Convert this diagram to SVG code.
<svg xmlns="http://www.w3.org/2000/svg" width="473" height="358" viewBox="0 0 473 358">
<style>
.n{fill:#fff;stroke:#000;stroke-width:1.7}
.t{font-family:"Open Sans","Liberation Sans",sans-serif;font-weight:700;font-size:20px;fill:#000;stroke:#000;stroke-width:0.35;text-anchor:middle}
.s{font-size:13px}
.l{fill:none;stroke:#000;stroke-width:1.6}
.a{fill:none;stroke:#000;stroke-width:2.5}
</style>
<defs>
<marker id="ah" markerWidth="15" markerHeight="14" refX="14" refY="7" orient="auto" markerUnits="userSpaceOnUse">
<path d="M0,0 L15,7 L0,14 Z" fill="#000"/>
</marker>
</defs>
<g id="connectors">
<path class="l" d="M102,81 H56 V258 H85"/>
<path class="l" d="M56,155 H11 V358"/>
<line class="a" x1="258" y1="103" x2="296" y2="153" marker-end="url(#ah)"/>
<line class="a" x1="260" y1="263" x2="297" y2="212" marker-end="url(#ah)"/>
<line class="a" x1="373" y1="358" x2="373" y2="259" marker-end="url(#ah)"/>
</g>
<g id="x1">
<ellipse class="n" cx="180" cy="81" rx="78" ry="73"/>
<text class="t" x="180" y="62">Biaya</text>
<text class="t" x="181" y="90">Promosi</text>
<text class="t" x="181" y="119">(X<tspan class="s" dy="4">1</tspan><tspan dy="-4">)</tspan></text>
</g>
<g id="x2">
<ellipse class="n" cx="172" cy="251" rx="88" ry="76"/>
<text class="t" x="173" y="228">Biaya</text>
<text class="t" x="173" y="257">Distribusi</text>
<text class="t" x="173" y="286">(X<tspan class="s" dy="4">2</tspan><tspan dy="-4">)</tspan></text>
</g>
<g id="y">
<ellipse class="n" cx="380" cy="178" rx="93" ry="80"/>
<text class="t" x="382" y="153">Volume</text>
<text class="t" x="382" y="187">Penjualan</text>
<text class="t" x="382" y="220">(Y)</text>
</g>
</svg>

* * *

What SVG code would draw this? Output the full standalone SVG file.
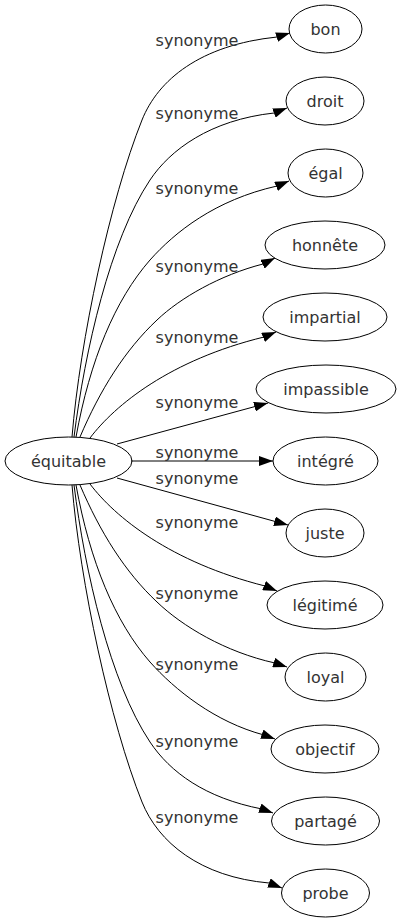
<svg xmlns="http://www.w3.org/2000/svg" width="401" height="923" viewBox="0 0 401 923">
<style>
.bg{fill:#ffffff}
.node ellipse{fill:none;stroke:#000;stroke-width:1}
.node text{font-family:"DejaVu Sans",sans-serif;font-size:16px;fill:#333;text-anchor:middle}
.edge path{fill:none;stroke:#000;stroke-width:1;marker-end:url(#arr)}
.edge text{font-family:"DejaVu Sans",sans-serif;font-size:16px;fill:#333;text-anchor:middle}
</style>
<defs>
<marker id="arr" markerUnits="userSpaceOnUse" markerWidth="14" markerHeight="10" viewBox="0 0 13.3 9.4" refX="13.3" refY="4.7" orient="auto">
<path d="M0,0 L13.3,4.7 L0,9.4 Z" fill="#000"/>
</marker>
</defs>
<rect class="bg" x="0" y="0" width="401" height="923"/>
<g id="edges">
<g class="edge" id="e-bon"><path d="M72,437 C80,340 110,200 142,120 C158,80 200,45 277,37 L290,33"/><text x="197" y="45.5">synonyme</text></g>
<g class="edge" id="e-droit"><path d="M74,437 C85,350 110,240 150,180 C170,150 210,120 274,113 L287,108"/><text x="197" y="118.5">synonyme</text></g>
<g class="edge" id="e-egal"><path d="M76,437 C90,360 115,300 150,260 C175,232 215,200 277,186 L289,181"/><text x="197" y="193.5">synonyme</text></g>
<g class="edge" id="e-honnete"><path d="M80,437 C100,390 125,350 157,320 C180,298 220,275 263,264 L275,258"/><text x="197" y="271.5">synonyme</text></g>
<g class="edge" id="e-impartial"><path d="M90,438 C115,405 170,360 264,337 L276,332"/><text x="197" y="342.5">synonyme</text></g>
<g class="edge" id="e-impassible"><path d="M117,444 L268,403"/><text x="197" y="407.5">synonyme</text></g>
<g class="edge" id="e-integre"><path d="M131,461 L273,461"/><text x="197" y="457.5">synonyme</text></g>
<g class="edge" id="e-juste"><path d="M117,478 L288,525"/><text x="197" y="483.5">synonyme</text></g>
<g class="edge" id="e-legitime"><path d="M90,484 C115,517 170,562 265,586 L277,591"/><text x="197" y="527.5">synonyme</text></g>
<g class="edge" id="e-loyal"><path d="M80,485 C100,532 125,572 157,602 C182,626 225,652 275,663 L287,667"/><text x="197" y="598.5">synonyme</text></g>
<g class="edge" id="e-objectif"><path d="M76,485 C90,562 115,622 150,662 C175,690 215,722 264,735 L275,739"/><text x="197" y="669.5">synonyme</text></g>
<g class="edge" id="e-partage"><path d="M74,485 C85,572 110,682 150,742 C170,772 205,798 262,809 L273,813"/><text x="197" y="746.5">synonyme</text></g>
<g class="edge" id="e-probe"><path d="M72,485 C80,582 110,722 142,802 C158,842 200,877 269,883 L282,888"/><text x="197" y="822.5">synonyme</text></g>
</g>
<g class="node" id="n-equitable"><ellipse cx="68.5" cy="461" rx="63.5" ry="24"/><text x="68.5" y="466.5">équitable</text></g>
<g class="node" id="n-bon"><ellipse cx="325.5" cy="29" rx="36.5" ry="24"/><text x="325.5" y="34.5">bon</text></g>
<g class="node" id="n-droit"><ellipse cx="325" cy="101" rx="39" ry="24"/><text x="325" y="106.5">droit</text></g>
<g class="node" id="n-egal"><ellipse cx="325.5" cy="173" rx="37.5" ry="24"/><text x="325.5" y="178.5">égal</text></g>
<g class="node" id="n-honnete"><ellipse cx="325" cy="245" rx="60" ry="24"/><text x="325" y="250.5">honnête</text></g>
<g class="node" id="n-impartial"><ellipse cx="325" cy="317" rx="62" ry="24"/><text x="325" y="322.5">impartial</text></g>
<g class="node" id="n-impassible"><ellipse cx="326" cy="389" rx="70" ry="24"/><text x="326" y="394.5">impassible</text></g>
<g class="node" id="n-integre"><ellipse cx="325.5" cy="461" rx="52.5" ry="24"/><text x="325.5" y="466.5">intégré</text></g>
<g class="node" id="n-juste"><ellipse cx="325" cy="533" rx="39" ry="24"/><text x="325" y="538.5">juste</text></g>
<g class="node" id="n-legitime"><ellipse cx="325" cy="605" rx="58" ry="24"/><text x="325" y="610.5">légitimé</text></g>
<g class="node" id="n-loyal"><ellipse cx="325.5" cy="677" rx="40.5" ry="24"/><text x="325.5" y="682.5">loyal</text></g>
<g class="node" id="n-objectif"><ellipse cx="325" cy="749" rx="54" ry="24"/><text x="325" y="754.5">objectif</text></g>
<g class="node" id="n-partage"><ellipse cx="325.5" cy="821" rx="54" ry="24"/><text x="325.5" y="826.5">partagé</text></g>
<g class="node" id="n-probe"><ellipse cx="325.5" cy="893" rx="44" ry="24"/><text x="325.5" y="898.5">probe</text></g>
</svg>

§ **PROBLEM REQUIREMENTS**:
Of all the lines above, how many contain the word "code"? Answer with only the number.

§ **OUTPUT**:
2